Nearly 900 workers at Michelin in Ballymena face moving from Northern Ireland or joining the dole queue at home as the company announced it was pulling out of the province.
The French firm blamed a slump in demand for the Ballymena-made truck tyres in Europe, as well as the advent of cheap Asian alternatives, for its decision to close the Ballymena plant with the loss of 860 jobs.
It is instead ploughing £50m into its plant in Dundee - and factory manager John Milsted said it would not be economical to make the investment in Ballymena because its machinery was outdated.
In addition, the company has blamed high energy costs and problematic logistics as factors influencing its decision.
Stephen Kelly, the head of Manufacturing NI, said politicians and his organisation had been warning about the danger of high energy costs. Northern Ireland has some of the highest energy costs in Europe.
Mr Kelly said: "This must be a huge call to action for politicians, policy-makers and regulators to provide a market that can allow large energy users to compete globally, and indeed compete internally, for the much-needed capital to invest in plant.
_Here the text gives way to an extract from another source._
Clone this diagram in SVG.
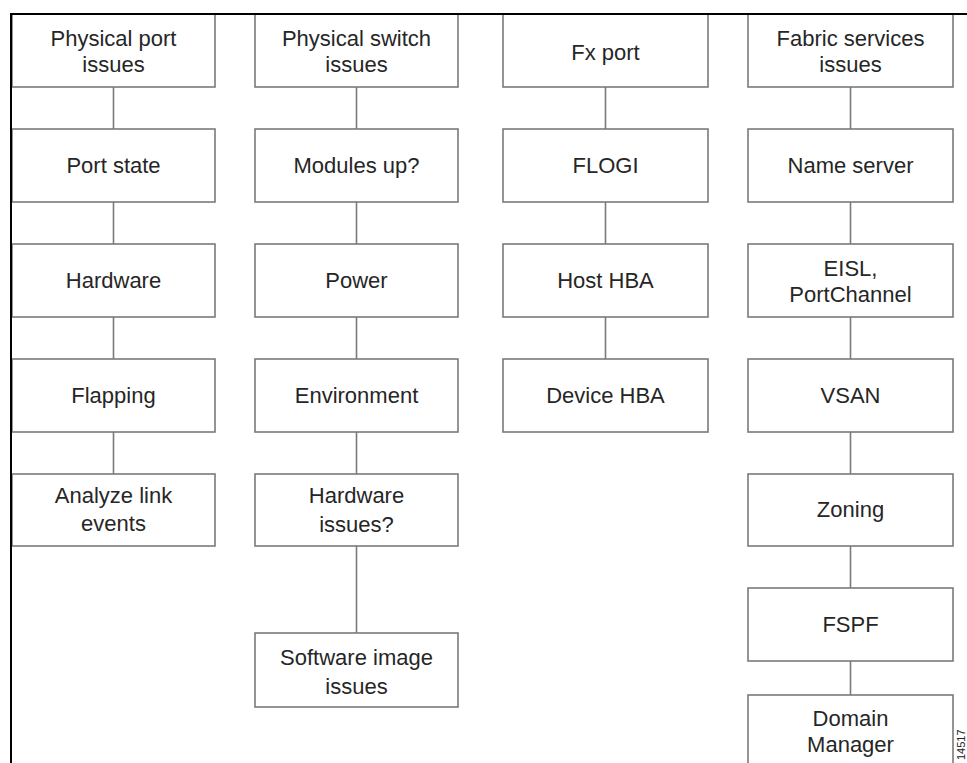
<svg xmlns="http://www.w3.org/2000/svg" width="967" height="763" viewBox="0 0 967 763">
  <style>
    .box { fill: #ffffff; stroke: #7a7a7a; stroke-width: 1.6; }
    .lbl { font-family: "Liberation Sans", Arial, sans-serif; font-size: 22px; fill: #262626; text-anchor: middle; }
    .wire { stroke: #7a7a7a; stroke-width: 1.6; fill: none; }
    .frame { stroke: #000000; stroke-width: 2; fill: none; }
    .tag { font-family: "Liberation Sans", Arial, sans-serif; font-size: 11px; fill: #222222; }
  </style>
  <rect x="0" y="0" width="967" height="763" fill="#ffffff"/>

  <!-- connectors -->
  <g id="connectors">
    <line class="wire" x1="113.5" y1="87" x2="113.5" y2="129"/>
    <line class="wire" x1="113.5" y1="202" x2="113.5" y2="244"/>
    <line class="wire" x1="113.5" y1="317" x2="113.5" y2="359"/>
    <line class="wire" x1="113.5" y1="432" x2="113.5" y2="474"/>

    <line class="wire" x1="356.5" y1="87" x2="356.5" y2="129"/>
    <line class="wire" x1="356.5" y1="202" x2="356.5" y2="244"/>
    <line class="wire" x1="356.5" y1="317" x2="356.5" y2="359"/>
    <line class="wire" x1="356.5" y1="432" x2="356.5" y2="474"/>
    <line class="wire" x1="356.5" y1="546" x2="356.5" y2="633"/>

    <line class="wire" x1="605.5" y1="87" x2="605.5" y2="129"/>
    <line class="wire" x1="605.5" y1="202" x2="605.5" y2="244"/>
    <line class="wire" x1="605.5" y1="317" x2="605.5" y2="359"/>

    <line class="wire" x1="850.5" y1="87" x2="850.5" y2="129"/>
    <line class="wire" x1="850.5" y1="202" x2="850.5" y2="244"/>
    <line class="wire" x1="850.5" y1="317" x2="850.5" y2="359"/>
    <line class="wire" x1="850.5" y1="432" x2="850.5" y2="474"/>
    <line class="wire" x1="850.5" y1="546" x2="850.5" y2="588"/>
    <line class="wire" x1="850.5" y1="661" x2="850.5" y2="695"/>
  </g>

  <!-- column 1 -->
  <g id="physical-port-issues"><rect class="box" x="12" y="14" width="203" height="73"/><text class="lbl" x="113.5" y="46">Physical port</text><text class="lbl" x="113.5" y="72">issues</text></g>
  <g id="port-state"><rect class="box" x="12" y="129" width="203" height="73"/><text class="lbl" x="113.5" y="173">Port state</text></g>
  <g id="hardware"><rect class="box" x="12" y="244" width="203" height="73"/><text class="lbl" x="113.5" y="288">Hardware</text></g>
  <g id="flapping"><rect class="box" x="12" y="359" width="203" height="73"/><text class="lbl" x="113.5" y="403">Flapping</text></g>
  <g id="analyze-link-events"><rect class="box" x="12" y="474" width="203" height="72"/><text class="lbl" x="113.5" y="503">Analyze link</text><text class="lbl" x="113.5" y="531">events</text></g>

  <!-- column 2 -->
  <g id="physical-switch-issues"><rect class="box" x="255" y="14" width="203" height="73"/><text class="lbl" x="356.5" y="46">Physical switch</text><text class="lbl" x="356.5" y="72">issues</text></g>
  <g id="modules-up"><rect class="box" x="255" y="129" width="203" height="73"/><text class="lbl" x="356.5" y="173">Modules up?</text></g>
  <g id="power"><rect class="box" x="255" y="244" width="203" height="73"/><text class="lbl" x="356.5" y="288">Power</text></g>
  <g id="environment"><rect class="box" x="255" y="359" width="203" height="73"/><text class="lbl" x="356.5" y="403">Environment</text></g>
  <g id="hardware-issues"><rect class="box" x="255" y="474" width="203" height="72"/><text class="lbl" x="356.5" y="503">Hardware</text><text class="lbl" x="356.5" y="532">issues?</text></g>
  <g id="software-image-issues"><rect class="box" x="255" y="633" width="203" height="74"/><text class="lbl" x="356.5" y="665">Software image</text><text class="lbl" x="356.5" y="694">issues</text></g>

  <!-- column 3 -->
  <g id="fx-port"><rect class="box" x="503" y="14" width="205" height="73"/><text class="lbl" x="605.5" y="60">Fx port</text></g>
  <g id="flogi"><rect class="box" x="503" y="129" width="205" height="73"/><text class="lbl" x="605.5" y="173">FLOGI</text></g>
  <g id="host-hba"><rect class="box" x="503" y="244" width="205" height="73"/><text class="lbl" x="605.5" y="288">Host HBA</text></g>
  <g id="device-hba"><rect class="box" x="503" y="359" width="205" height="73"/><text class="lbl" x="605.5" y="403">Device HBA</text></g>

  <!-- column 4 -->
  <g id="fabric-services-issues"><rect class="box" x="748" y="14" width="205" height="73"/><text class="lbl" x="850.5" y="46">Fabric services</text><text class="lbl" x="850.5" y="72">issues</text></g>
  <g id="name-server"><rect class="box" x="748" y="129" width="205" height="73"/><text class="lbl" x="850.5" y="173">Name server</text></g>
  <g id="eisl-portchannel"><rect class="box" x="748" y="244" width="205" height="73"/><text class="lbl" x="850.5" y="276">EISL,</text><text class="lbl" x="850.5" y="302">PortChannel</text></g>
  <g id="vsan"><rect class="box" x="748" y="359" width="205" height="73"/><text class="lbl" x="850.5" y="403">VSAN</text></g>
  <g id="zoning"><rect class="box" x="748" y="474" width="205" height="72"/><text class="lbl" x="850.5" y="517">Zoning</text></g>
  <g id="fspf"><rect class="box" x="748" y="588" width="205" height="73"/><text class="lbl" x="850.5" y="632">FSPF</text></g>
  <g id="domain-manager"><rect class="box" x="748" y="695" width="205" height="80"/><text class="lbl" x="850.5" y="726">Domain</text><text class="lbl" x="850.5" y="752">Manager</text></g>

  <!-- frame -->
  <g id="frame">
    <line class="frame" x1="11" y1="14" x2="967" y2="14"/>
    <line class="frame" x1="11" y1="13" x2="11" y2="763"/>
  </g>

  <!-- figure number, rotated -->
  <text class="tag" transform="translate(965 760) rotate(-90)">14517</text>
</svg>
"It is well beyond time for the NI Executive to commit to a manufacturing strategy for NI. We join the Unite union in calling for urgent action to protect our manufacturing base and create the conditions to allow manufacturers to grow. We will join them in any potential urgent meeting with the DETI Minister."
DUP MLA David McIlveen said the departure of Michelin meant the Co Antrim town was close to losing its reputation as a "powerhouse" of good employers.
Last year tobacco giant JTI announced it would close its Ballymena factory by 2017 with the loss of more than 800 jobs.
And three years ago this month family-run Patton Construction in Ballymena went into administration with the loss of 200 jobs.
Enterprise Minister Jonathan Bell said the announcement was "devastating news for the affected workers, their families and the local community as a whole".
"My thoughts are with them as they struggle to come to terms with the prospect of having to seek employment elsewhere, and with the external contractors who will also be affected by today's announcement," he said.
"The loss of 860 jobs is a huge blow for Ballymena and north Antrim and is bad news for the Northern Ireland economy as a whole. This decision is hugely regrettable and I know the company will not have taken it lightly."
Peter Bunting, assistant general secretary at ICTU, said: "This situation was raised repeatedly by the trade unions with officials and with the Minister for Enterprise, Trade and Investment Jonathan Bell. I raised this threat to jobs at meetings with DUP MLAs over the summer. And nothing was done to avert this catastrophe for the 860 workers in Michelin, the 500 contractors, and the wider economy of Ballymena, already reeling after over 1,000 jobs lost with the shifting of JTI tobacco to eastern Europe."
Federation of Small Business NI's Wilfred Mitchell said: "This is another devastating blow to the local economy, particularly in Ballymena, as it follows hot on the heels of the announced closure of the neighbouring JTI Gallaher.
"This announcement makes it all the more vital to address Northern Ireland's high energy costs, which are 10% higher for business customers in Northern Ireland and substantially higher for heavier use businesses, such as in the manufacturing sector."
Employees were dumbstruck after the news was given to them yesterday. "Everything was normal at 9am," one said, as he contemplated the end of his career at Michelin.
But the company said employees would be offered support including "enhanced" redundancy, training and advice. In addition, the firm said "employees prepared to relocate will be offered a job in UK or European plants with relocation support".
Several employees said they may be left with no other option but to move for redeployment.
The firm's enterprise arm, Michelin Development, will also released more than £5m to help start-ups, fund expansion or supply investment to attract new business.
SDLP MLA Patsy McGlone, the chairman of the Assembly's enterprise committee, said the pull-out demonstrated that ministers were "asleep at the wheel".
He said: "The constant crises, the instability and the distraction politics has monopolised the entire political agenda for too long. Where is the strategy for dealing with the fallout from industrial retraction in the north Antrim area? Where is the response to spiralling energy costs and the massive grid infrastructure deficit throughout areas outside Belfast? These issues were raised with the Enterprise Minister and he has not resolved it."